[Figure scripts]
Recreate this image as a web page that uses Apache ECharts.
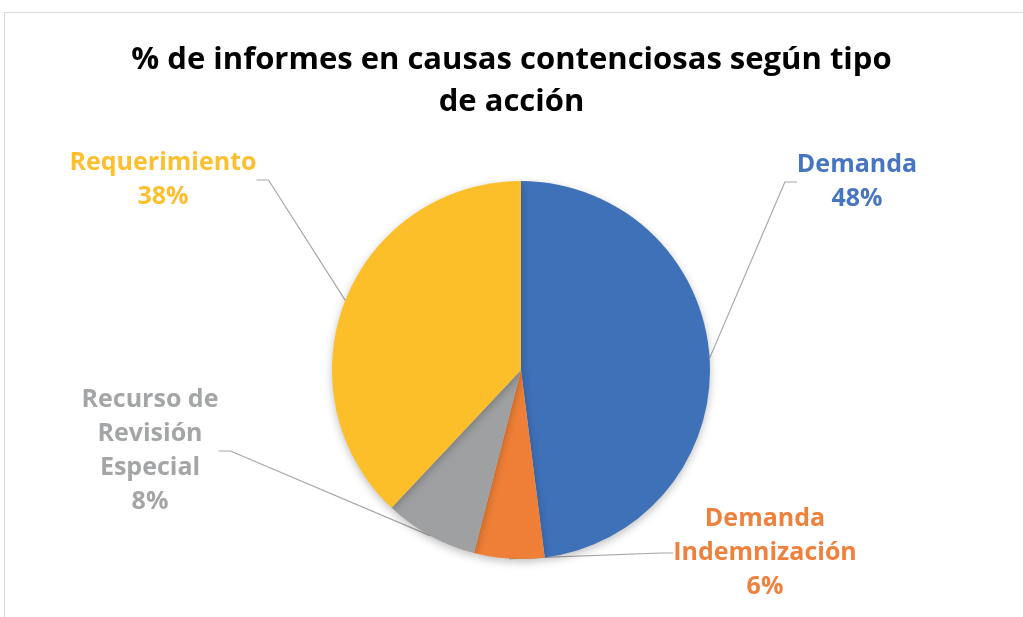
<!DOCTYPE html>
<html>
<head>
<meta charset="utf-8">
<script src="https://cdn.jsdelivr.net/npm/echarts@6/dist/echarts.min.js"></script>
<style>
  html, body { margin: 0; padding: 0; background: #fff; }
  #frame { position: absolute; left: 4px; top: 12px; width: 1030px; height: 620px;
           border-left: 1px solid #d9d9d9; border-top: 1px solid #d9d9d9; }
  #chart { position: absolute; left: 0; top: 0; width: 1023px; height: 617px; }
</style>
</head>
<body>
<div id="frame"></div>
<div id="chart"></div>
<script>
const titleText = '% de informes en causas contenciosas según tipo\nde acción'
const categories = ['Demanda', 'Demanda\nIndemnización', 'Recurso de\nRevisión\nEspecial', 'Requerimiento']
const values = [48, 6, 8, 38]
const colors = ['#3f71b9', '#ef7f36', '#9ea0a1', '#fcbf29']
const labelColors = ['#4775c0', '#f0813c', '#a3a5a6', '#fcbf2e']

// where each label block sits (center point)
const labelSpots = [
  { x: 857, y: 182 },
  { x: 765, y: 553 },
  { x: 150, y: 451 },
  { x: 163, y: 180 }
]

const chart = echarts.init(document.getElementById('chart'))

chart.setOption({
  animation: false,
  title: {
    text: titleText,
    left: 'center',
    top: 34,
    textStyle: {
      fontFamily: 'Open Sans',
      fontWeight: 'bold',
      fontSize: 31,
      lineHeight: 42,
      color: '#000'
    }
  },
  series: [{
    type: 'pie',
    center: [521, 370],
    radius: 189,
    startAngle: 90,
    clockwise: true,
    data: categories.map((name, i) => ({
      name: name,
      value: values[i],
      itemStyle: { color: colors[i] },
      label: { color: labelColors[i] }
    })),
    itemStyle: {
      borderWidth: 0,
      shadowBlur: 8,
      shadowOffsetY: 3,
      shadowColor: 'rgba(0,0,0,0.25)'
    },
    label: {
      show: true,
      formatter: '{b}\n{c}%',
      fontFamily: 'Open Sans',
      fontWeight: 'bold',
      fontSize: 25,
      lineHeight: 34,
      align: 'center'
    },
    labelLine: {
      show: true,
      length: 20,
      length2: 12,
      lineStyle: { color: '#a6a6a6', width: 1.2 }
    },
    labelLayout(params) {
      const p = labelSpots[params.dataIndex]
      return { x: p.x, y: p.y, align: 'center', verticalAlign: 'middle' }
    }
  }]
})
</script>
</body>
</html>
--
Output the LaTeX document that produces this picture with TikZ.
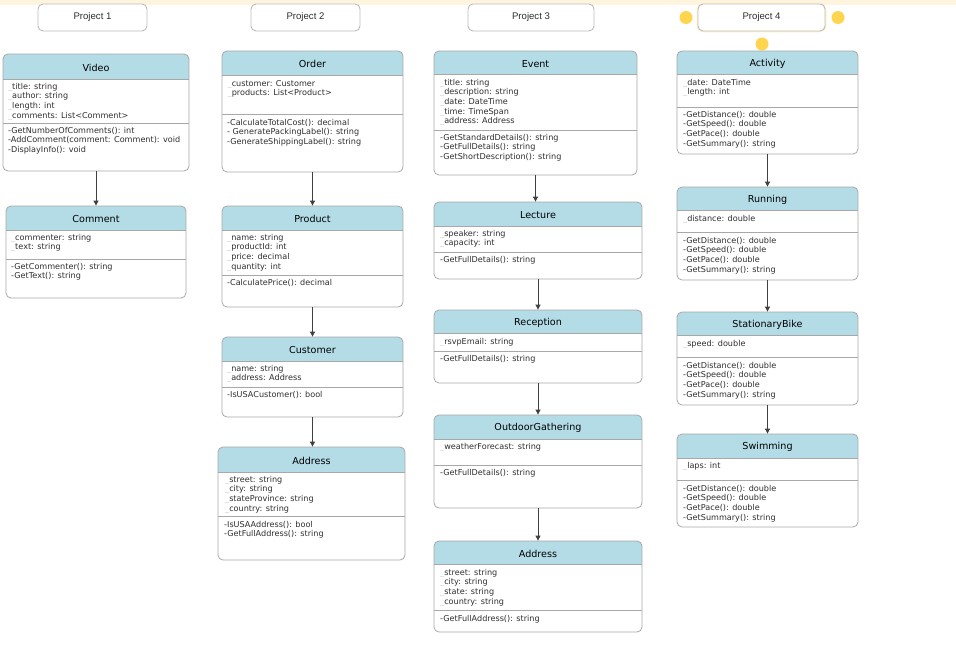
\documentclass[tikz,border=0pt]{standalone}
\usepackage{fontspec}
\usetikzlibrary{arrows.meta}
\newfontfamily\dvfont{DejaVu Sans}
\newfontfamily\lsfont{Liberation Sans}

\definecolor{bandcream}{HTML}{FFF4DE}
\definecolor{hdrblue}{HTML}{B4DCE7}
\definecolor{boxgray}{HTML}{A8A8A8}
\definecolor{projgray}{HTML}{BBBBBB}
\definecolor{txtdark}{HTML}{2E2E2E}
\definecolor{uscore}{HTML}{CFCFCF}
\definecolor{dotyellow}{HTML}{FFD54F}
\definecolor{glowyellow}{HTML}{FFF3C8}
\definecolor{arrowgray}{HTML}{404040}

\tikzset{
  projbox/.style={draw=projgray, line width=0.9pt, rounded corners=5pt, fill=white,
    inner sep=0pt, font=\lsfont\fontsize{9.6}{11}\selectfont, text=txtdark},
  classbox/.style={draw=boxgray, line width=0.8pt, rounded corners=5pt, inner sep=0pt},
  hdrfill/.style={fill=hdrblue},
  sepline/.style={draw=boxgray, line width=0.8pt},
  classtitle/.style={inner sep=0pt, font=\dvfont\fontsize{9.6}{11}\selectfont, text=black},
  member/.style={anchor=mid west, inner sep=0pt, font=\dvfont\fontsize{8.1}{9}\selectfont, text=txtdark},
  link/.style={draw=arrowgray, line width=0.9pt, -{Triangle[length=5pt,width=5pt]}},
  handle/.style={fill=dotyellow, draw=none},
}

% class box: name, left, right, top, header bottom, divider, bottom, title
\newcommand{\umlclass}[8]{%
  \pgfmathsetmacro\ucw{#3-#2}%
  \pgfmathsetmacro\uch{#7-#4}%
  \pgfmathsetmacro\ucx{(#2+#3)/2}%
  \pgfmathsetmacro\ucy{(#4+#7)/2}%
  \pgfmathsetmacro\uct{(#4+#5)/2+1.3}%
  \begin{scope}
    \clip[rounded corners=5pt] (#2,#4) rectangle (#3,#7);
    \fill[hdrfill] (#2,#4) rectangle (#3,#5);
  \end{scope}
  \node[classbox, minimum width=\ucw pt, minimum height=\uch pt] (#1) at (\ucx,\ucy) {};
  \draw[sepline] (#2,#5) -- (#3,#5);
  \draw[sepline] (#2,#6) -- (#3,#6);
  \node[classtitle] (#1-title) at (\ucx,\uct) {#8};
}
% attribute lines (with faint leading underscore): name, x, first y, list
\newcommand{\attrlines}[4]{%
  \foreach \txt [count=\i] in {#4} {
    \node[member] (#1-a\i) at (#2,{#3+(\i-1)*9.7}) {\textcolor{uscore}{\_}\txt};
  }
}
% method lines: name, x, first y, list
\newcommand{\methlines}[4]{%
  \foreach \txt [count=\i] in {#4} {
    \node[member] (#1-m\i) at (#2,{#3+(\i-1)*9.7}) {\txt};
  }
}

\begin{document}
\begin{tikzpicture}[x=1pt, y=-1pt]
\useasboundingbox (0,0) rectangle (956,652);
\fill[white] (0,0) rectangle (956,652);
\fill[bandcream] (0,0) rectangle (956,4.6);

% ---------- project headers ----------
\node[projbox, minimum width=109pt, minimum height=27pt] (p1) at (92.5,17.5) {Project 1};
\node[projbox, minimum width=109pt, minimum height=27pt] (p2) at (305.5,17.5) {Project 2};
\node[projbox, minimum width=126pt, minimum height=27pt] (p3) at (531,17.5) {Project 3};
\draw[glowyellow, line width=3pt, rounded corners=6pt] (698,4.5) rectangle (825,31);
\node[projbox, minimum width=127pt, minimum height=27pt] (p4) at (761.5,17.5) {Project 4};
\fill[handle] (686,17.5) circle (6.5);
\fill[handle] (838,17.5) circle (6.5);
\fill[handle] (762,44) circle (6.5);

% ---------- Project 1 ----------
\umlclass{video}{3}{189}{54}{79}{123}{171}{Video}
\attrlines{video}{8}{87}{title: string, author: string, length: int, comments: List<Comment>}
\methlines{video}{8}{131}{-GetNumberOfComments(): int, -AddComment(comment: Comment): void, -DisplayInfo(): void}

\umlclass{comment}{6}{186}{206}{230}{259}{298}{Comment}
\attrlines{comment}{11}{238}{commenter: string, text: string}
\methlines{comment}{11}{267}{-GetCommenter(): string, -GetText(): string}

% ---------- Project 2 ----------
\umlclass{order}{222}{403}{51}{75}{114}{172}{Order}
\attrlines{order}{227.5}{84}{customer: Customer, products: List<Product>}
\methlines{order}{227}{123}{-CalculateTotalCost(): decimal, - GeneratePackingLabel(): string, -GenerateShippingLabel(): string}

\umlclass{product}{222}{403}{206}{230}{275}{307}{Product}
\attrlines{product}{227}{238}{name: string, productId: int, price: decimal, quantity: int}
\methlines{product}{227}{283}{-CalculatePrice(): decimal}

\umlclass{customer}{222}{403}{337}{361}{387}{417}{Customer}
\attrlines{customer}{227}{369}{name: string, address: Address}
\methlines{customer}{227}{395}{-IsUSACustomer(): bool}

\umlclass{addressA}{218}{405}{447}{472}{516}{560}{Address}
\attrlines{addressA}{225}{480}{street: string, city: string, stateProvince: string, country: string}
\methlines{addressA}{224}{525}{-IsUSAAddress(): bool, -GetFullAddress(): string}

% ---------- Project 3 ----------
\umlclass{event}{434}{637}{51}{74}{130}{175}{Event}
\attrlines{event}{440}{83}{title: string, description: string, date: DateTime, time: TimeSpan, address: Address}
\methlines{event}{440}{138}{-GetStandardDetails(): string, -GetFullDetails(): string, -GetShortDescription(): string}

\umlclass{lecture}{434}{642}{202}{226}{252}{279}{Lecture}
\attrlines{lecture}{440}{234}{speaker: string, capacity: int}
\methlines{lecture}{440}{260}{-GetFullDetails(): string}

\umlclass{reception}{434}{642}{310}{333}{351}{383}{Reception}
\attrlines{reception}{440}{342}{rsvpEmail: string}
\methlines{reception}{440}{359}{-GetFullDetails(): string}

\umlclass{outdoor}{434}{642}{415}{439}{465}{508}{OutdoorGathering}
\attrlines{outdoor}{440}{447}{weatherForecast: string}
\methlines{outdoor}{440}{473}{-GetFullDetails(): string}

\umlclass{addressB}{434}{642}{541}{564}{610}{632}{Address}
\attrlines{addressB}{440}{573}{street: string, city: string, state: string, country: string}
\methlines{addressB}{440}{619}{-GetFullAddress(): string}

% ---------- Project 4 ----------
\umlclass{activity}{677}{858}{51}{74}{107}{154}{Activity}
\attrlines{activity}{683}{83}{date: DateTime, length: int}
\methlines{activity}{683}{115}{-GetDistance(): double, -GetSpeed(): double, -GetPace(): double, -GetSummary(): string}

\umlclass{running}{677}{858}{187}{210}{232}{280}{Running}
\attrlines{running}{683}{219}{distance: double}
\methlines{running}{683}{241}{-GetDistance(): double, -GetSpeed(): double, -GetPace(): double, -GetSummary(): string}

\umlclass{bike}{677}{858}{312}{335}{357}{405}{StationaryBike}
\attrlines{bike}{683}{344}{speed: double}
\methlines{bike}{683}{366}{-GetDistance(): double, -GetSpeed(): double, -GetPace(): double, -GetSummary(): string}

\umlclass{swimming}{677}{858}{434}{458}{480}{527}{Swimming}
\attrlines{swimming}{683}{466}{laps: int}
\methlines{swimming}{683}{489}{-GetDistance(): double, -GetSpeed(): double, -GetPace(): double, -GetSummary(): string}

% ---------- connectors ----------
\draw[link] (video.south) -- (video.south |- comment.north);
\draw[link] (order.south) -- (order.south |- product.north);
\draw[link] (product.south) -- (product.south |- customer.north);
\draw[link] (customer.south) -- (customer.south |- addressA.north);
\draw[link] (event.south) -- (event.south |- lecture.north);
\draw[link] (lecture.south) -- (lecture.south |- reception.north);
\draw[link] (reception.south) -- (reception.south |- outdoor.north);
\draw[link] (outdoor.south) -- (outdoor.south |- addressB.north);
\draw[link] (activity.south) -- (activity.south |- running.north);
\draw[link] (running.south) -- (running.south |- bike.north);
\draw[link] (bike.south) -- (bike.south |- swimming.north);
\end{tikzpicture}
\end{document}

* **Set task**: Where a line of the entries contains the word "with", copy that line.

* **Answer for this exercise**:
Output the LaTeX document that produces this picture with TikZ.
% attribute lines (with faint leading underscore): name, x, first y, list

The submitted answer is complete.